The defense simply lacked talent at every level. Cameron Jordan’s excellence couldn’t make up for a mediocre defensive line. Jonathan Vilma was their last above-average linebacker. A mixture of two-down players and journeymen created one of the worst linebacker units in the league. The same can be said at cornerback, where they haven’t had two capable starters since 2013. Keenan Lewis and Jabari Greer proved to be a formidable starting duo for that one season.
The lasting dark image of New Orleans’ abysmal defense is Jairus Byrd. The former Pro Bowler was expected to elevate a promising defense in 2014. Pairing Byrd with Kenny Vaccaro appeared to be an excellent move. It ended up being three seasons of injuries and sheer disappointment. One of the most coveted free agents in recent memory was reduced to having his ankles broken by Devonta Freeman on national television.
There are still notable flaws within the defense, but this beleaguered group is moving in the right direction. Nick Fairley is a tough loss on the interior. That will put pressure on the highly touted defensive tackle Sheldon Rankins. The 2016 first round pick showed great promise in limited action. Many analysts view him as a player that can join the list of outstanding, undersized defensive tackles. With Cameron Jordan as their main centerpiece, Rankins’ development will be significant on the defensive line.
Another encouraging move comes in the secondary. The Saints were signing cornerbacks off the street last September. A bad defense continued to get considerably worse following multiple long-term injuries at cornerback.

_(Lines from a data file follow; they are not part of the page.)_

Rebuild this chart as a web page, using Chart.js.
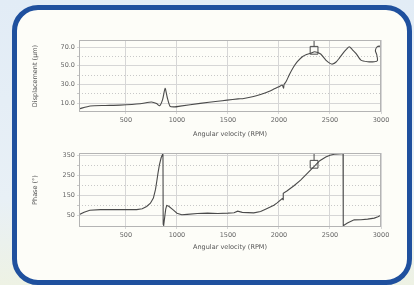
<!DOCTYPE html>
<html lang="en">
<head>
<meta charset="UTF-8">
<title>Displacement and phase vs angular velocity</title>
<script src="https://cdn.jsdelivr.net/npm/chart.js"></script>
<style>
  body { margin: 0; width: 414px; height: 285px; overflow: hidden; position: relative;
         background: linear-gradient(180deg, #e2ecf6 0%, #e8f0f6 70%, #eef2e4 100%); }
  .frame { position: absolute; left: 12px; top: 5px; width: 390px; height: 270px;
           border: 5px solid #1f509e; border-radius: 26px; background: #fdfdf8; }
  .box { position: absolute; left: 20px; width: 375px; height: 105px; }
</style>
</head>
<body>
<div class="frame"></div>
<div class="box" style="top:33px"><canvas id="dispChart" width="375" height="105"></canvas></div>
<div class="box" style="top:146px"><canvas id="phaseChart" width="375" height="105"></canvas></div>
<script>
// displacement trace (RPM, um)
const dispRpm = [40, 150, 300, 440, 640, 750, 800, 830, 860, 884, 905, 933, 980, 1031, 1228, 1400, 1491, 1600, 1655, 1750,
  1819, 1900, 1950, 2000, 2032, 2045, 2050, 2070, 2100, 2140, 2180, 2229, 2270, 2311, 2350, 2409, 2459, 2500, 2525, 2560,
  2590, 2640, 2688, 2720, 2754, 2803, 2869, 2934, 2965, 2958, 2945, 2960, 2985, 3000];
const dispUm = [3.8, 7.0, 7.5, 7.9, 9.3, 11.2, 9.5, 7.1, 14, 25.8, 16, 6.5, 6.0, 6.8, 9.7, 12, 13.2, 14.5, 15, 17,
  19.3, 22.5, 25, 27.5, 29.3, 26, 30, 33, 40, 48, 54.3, 59.6, 62, 63.3, 65, 62.5, 56, 52.5, 51.8, 54,
  57.9, 65, 70.3, 67, 63.3, 56, 54.3, 54.3, 55.5, 62, 66, 70, 71, 70];

// phase trace (RPM, deg)
const phaseRpm = [40, 90, 146, 250, 400, 605, 660, 703, 740, 769, 790, 802, 815, 828, 845, 860, 863, 865, 870, 880,
  890, 900, 920, 966, 1000, 1047, 1100, 1200, 1300, 1400, 1500, 1560, 1595, 1640, 1753, 1820, 1884, 1950, 1982, 2032,
  2040, 2042, 2081, 2150, 2212, 2280, 2350, 2400, 2459, 2500, 2541, 2622, 2628, 2630, 2671, 2737, 2803, 2869, 2934, 2970, 3000];
const phaseDeg = [52, 65, 75, 78, 78, 78, 82, 94, 110, 136, 180, 220, 265, 304, 340, 358, 355, 5, -2, 40,
  80, 99, 95, 75, 60, 52, 54, 58, 60, 58, 60, 62, 70, 64, 61.6, 68, 84, 100, 112, 134,
  128, 160, 173, 200, 227, 262, 299, 325, 344, 353, 358, 360, 360, -4, 10, 26, 27, 30, 35, 42, 50];

const xTicks = [500, 1000, 1500, 2000, 2500, 3000];
const dispTicks = [10, 20, 30, 40, 50, 60, 70];
const dispLabels = [10, 30, 50, 70];
const phaseTicks = [50, 100, 150, 200, 250, 300, 350];
const phaseLabels = [50, 150, 250, 350];

const cursorRpm = 2344;
const cursorDisp = 66.5;
const cursorPhase = 307;

const ink = '#4a4a4a';
const tickFont = { family: 'DejaVu Sans', size: 6.5 };

const frameBox = {
  id: 'frameBox',
  afterDraw(chart) {
    const a = chart.chartArea, c = chart.ctx;
    c.save();
    c.strokeStyle = '#b4b4b4';
    c.lineWidth = 1;
    c.strokeRect(a.left + 0.5, a.top + 0.5, a.right - a.left - 1, a.bottom - a.top - 1);
    c.restore();
  }
};

function makeChart(id, xs, ys, cfg) {
  const pts = xs.map((x, i) => ({ x: x, y: ys[i] }));
  return new Chart(document.getElementById(id), {
    type: 'line',
    data: {
      datasets: [
        { data: pts, borderColor: ink, borderWidth: 1.1, pointRadius: 0, tension: cfg.tension },
        { data: [{ x: cursorRpm, y: cfg.cursor }], showLine: false, pointStyle: 'rect',
          pointRadius: 5.5, pointBorderColor: ink, pointBackgroundColor: 'rgba(0,0,0,0)', pointBorderWidth: 1 },
        { data: cfg.cursorLine, borderColor: ink, borderWidth: 1, pointRadius: 0 }
      ]
    },
    options: {
      responsive: false,
      animation: false,
      layout: { padding: { top: 7, right: 14, left: 0, bottom: 0 } },
      plugins: { legend: { display: false }, tooltip: { enabled: false } },
      scales: {
        x: {
          type: 'linear', min: 40, max: 3000,
          afterBuildTicks: s => { s.ticks = xTicks.map(v => ({ value: v })); },
          afterFit: s => { s.height = cfg.xh; },
          grid: { color: '#d6d6d6', tickLength: 2 },
          border: { display: false },
          ticks: { font: tickFont, color: '#666', padding: 2, maxRotation: 0, callback: v => String(v) },
          title: { display: true, text: 'Angular velocity (RPM)', font: tickFont, color: '#555', padding: { top: 2, bottom: 0 } }
        },
        y: {
          min: cfg.min, max: cfg.max,
          afterBuildTicks: s => { s.ticks = cfg.ticks.map(v => ({ value: v })); },
          afterFit: s => { s.width = 59; },
          grid: { color: ctx => cfg.labels.includes(ctx.tick && ctx.tick.value) ? '#d6d6d6' : '#c8c8c8', tickLength: 2 },
          border: { display: false, dash: ctx => cfg.labels.includes(ctx.tick && ctx.tick.value) ? [] : [1, 2] },
          ticks: { font: tickFont, color: '#666', padding: 2,
                   callback: v => cfg.labels.includes(v) ? cfg.fmt(v) : '' },
          title: { display: true, text: cfg.title, font: tickFont, color: '#555', padding: { top: 11, bottom: 0 } }
        }
      }
    },
    plugins: [frameBox]
  });
}

makeChart('dispChart', dispRpm, dispUm, {
  min: 0.5, max: 77.5, ticks: dispTicks, labels: dispLabels, xh: 26, tension: 0.2,
  fmt: v => v.toFixed(1), title: 'Displacement (µm)',
  cursor: cursorDisp, cursorLine: [{ x: cursorRpm, y: cursorDisp + 4 }, { x: cursorRpm, y: 80 }]
});

makeChart('phaseChart', phaseRpm, phaseDeg, {
  min: -10, max: 364, ticks: phaseTicks, labels: phaseLabels, xh: 24, tension: 0,
  fmt: v => String(v), title: 'Phase (°)',
  cursor: cursorPhase, cursorLine: [{ x: cursorRpm, y: cursorPhase + 20 }, { x: cursorRpm, y: 370 }]
});
</script>
</body>
</html>
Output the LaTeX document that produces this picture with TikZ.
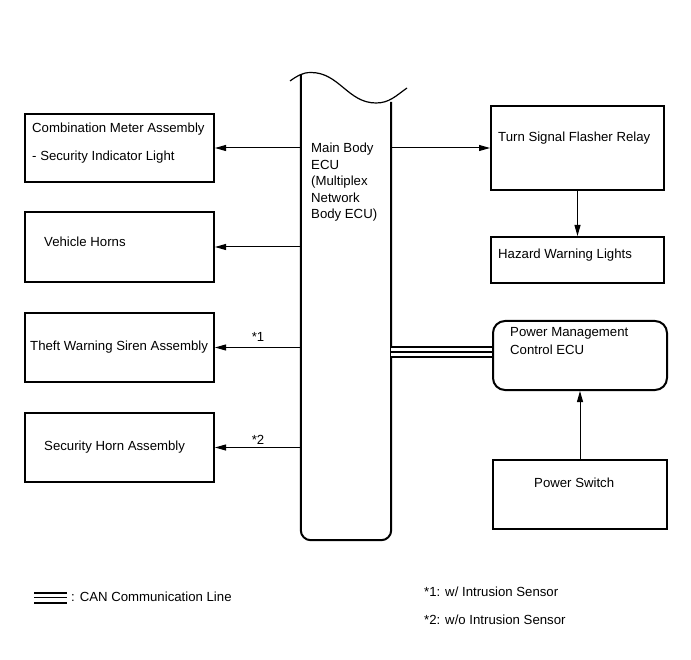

Not having Delvin Breaux and P.J. Williams forced undrafted players into starting roles. With Breaux returning and Marshon Lattimore joining them, they could have one of the better cornerback duos in the league. Lattimore is a very physical player that possesses excellent ball skills and instincts. To cope with Atlanta and Tampa Bay’s talented wide receiving corps, New Orleans looks as prepared as ever.
The defense can only improve, but there are still plenty of reasons to be hesitant about their advancement. Jordan is the only consistent pass rusher on the roster. Despite showing flashes in Arizona, Alex Okafor can’t be considered as a legitimate threat. They don’t have any intriguing pass rushing prospects either. The linebacker group remains as their biggest Achilles heel. Adding below average players like Manti Te’o and A.J. Klein in free agency and sticking with underachieving players like Dannell Ellerbe in prominent roles inspires minimal confidence.
As good as the Saints’ offense is, they have some questions in critical areas. Age is going to be a factor at some point for Brees. Will his declining arm strength start to affect the offense? The uncertainty at left tackle could eventually rattle him. Relying on a rookie (Ramczyk) that was destined to be a long-term starter at right tackle or a career underachiever in Barnes shouldn’t be overlooked. Inconsistent players such as Ginn and Fleener are tough to rely on during make-or-break situations.
The blueprint isn’t difficult to figure out. If the defense can develop into an average unit, Payton’s dynamic offense is going to win them games. It’s one of the few things that hasn’t changed from previous years. By making astute personnel decisions on offense and drafting potential difference makers to improve their defense, New Orleans is good enough to produce their first winning season since 2013. How they overcome the gaping holes in their defense will ultimately decide it.